Task instructions:
Once the pictures are set aside, transcribe the remaining data exactly.

Start of Data provided

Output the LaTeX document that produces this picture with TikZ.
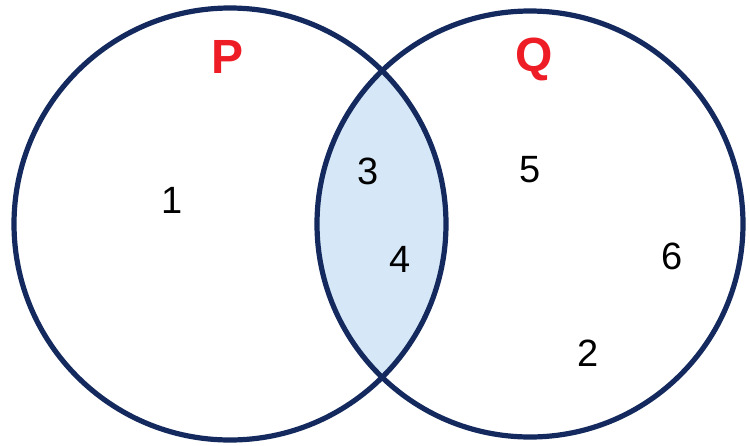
\documentclass[tikz,border=0pt]{standalone}
\usepackage{fontspec}
\setmainfont{Liberation Sans}
\definecolor{navy}{HTML}{142A5E}
\definecolor{lens}{HTML}{D6E8F7}
\definecolor{setred}{HTML}{EE1C25}
\begin{document}
\begin{tikzpicture}[x=1pt,y=-1pt,
  setline/.style={draw=navy,line width=5.2pt},
  elem/.style={font=\fontsize{38}{40}\selectfont,text=black,inner sep=0pt},
  setlabel/.style={font=\fontsize{48}{50}\selectfont\bfseries,text=setred,inner sep=0pt}]
\useasboundingbox (0,0) rectangle (750,445);
\begin{scope}
  \clip (230,224) circle (216);
  \fill[lens] (530,224) circle (213);
\end{scope}
\draw[setline] (230,224) circle (216);
\draw[setline] (530,224) circle (213);
\node[setlabel] (P) at (228,57) {P};
\node[setlabel] (Q) at (534,59) {Q};
\node[elem] (e1) at (172,200) {1};
\node[elem] (e3) at (368,171) {3};
\node[elem] (e4) at (400,259) {4};
\node[elem] (e5) at (530,170) {5};
\node[elem] (e6) at (672,256) {6};
\node[elem] (e2) at (588,353) {2};
\end{tikzpicture}
\end{document}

End of Data provided

Exercise result:
Output the LaTeX document that produces this picture with TikZ.
\documentclass[tikz,border=0pt]{standalone}
\usepackage{fontspec}
\setmainfont{Liberation Sans}
\definecolor{navy}{HTML}{142A5E}
\definecolor{lens}{HTML}{D6E8F7}
\definecolor{setred}{HTML}{EE1C25}
\begin{document}
\begin{tikzpicture}[x=1pt,y=-1pt,
  setline/.style={draw=navy,line width=5.2pt},
  elem/.style={font=\fontsize{38}{40}\selectfont,text=black,inner sep=0pt},
  setlabel/.style={font=\fontsize{48}{50}\selectfont\bfseries,text=setred,inner sep=0pt}]
\useasboundingbox (0,0) rectangle (750,445);
\begin{scope}
  \clip (230,224) circle (216);
  \fill[lens] (530,224) circle (213);
\end{scope}
\draw[setline] (230,224) circle (216);
\draw[setline] (530,224) circle (213);
\node[setlabel] (P) at (228,57) {P};
\node[setlabel] (Q) at (534,59) {Q};
\node[elem] (e1) at (172,200) {1};
\node[elem] (e3) at (368,171) {3};
\node[elem] (e4) at (400,259) {4};
\node[elem] (e5) at (530,170) {5};
\node[elem] (e6) at (672,256) {6};
\node[elem] (e2) at (588,353) {2};
\end{tikzpicture}
\end{document}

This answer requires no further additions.